“We are more united and have far more in common with each other, than things that which divides us.”

These words were spoken by UK MP Jo Cox in her maiden speech to Parliament in 2015. One year later she was murdered and her words went viral.

From the other end of spectrum consider the delusional and divisive comments of the President of the US on the night of 2020 Presidential election trashing the US electoral system in the eyes of the world.

We are currently living in troubled times where:

  • Experts are denigrated and ignorance, bias and prejudice is celebrated;
  • Intelligent discussion and agreement to disagree and respect for other shades of opinion are denied in the current cancel culture;
  • Public debate is hijacked and taken over by group think and mob rule.
  • Woke thinking takes precedence over reasoned debate;
  • Virtue signally takes precedence over private philanthropy.

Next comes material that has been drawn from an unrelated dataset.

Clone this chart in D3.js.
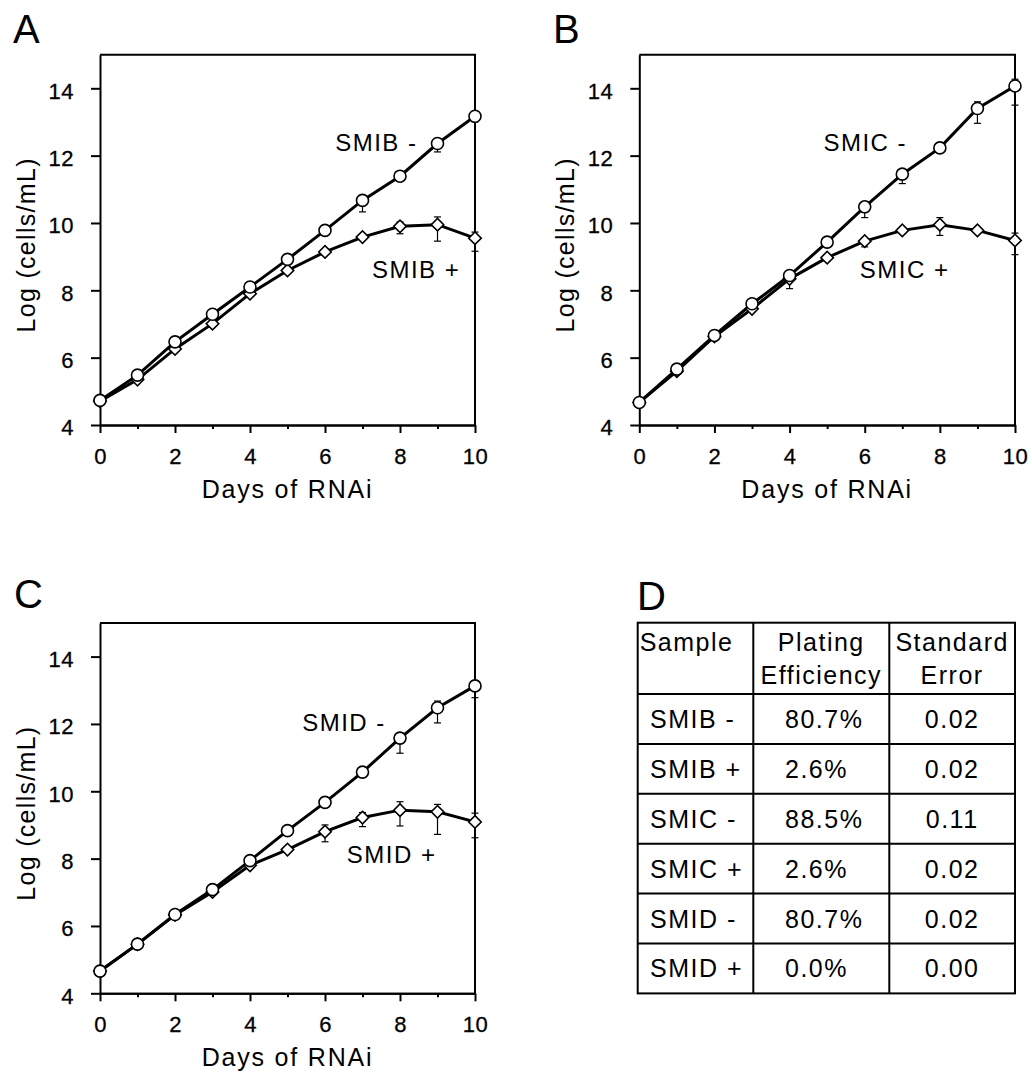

And yet most of the time, in most circumstances, people are the same.

# More In Common And The Narcissism of Minor Differences

So why is there so much antipathy and hostility between people who are in many ways quite similar?

We seem to take our common humanity for granted and instead obsess over subtle divergences in culture, character and points of view as if they are the end of the world.

Freud called this phenomenon “the narcissism of the slight difference.”

He argued-long before we understood what cognitive biases were-that the small differences between us are magnified in our minds and thus drown out our similarities.

According to Freud the reason for this is the desire for distinct identity. Thus if we can identify and magnify small points of difference these become differentiators.

Thus the more we realise how much we have in common with other people the ego resists the feeling that we are not that special after all.

To protect our sense of self and keep this dissonance at bay, the ego constantly seeks to construct and reinforce its identity by artificially inflating the significance of these small differences.

Add social media to the mix and the narcissism of the slight difference is subject to a major multiplier effect. So given that our minds are programmed by our egos to disparage similarities and amplify slight differences the internet gives us endless more small differences to spot and react to.

# Similarities Between Groups of People Are Large and Important

I recently read an important piece of research that, unlike most studies which focus on differences, took a very large dataset and calculated the similarities between populations.

The study took a large international survey of 86,272 people and categorized them by age, gender, education, nationality, education, and religion.

The survey asked them all questions to gauge their values around 22 different topics (trust in science, the importance of education, morality, etc.)

The researchers then cross-analyzed the data in every way they could to determine which groups of people around the world are the most similar and dissimilar.

In all, they ran over 168,000 comparisons and found that, on average, people’s values were 93.3% the same.

Of all of the comparisons, only 0.66% of them produced results where populations were more dissimilar in their values than they were similar

# A Personal Perspective

My view is quite simple:

Why don’t we focus on that which we want in a positive way and drop the negativity bias?

A focus on difference is a focus on negativity and its effect is to divide.

A focus on common interest is holistic and its effect is to unite

What you focus on grows.

A focus on difference magnifies division.

A focus on common interest magnifies unity

So my question to all those who are championing any cause or point of view is this: Are you focused on the positives, on what you DO want to happen and thus on unity?

Or, are you focused on the negative, on what you DON’T want to see happen and thus on division?

Wouldn’t it be wonderful to see the activist group “Black Lives Matter” focusing on what they do want rather than what they don’t want?

So rather than focusing on instances of white police officers behaving badly towards black suspects they focused on what they do want which is instances where white police officers act with civility and decency to black suspects?

Imagine a video going viral showing a white police officer behaving in a kindly, helpful and supportive way towards a black person?

Wouldn’t it be wonderful if the “Me Too” movement celebrated the lives and actions of prominent male producers who have acted with kindness and decency and shown courteous support to actresses?

Wouldn’t it be wonderful if the leading protagonists of the various causes espoused by “wokeness” focused on the positive examples of people and organisations who do behave in alignment with the causes they espouse.

In my view the fastest and most effective way to realise that we have more in common is to ensure that:

  1. Your point of focus is positive
  2. Your point of focus is on uniting people.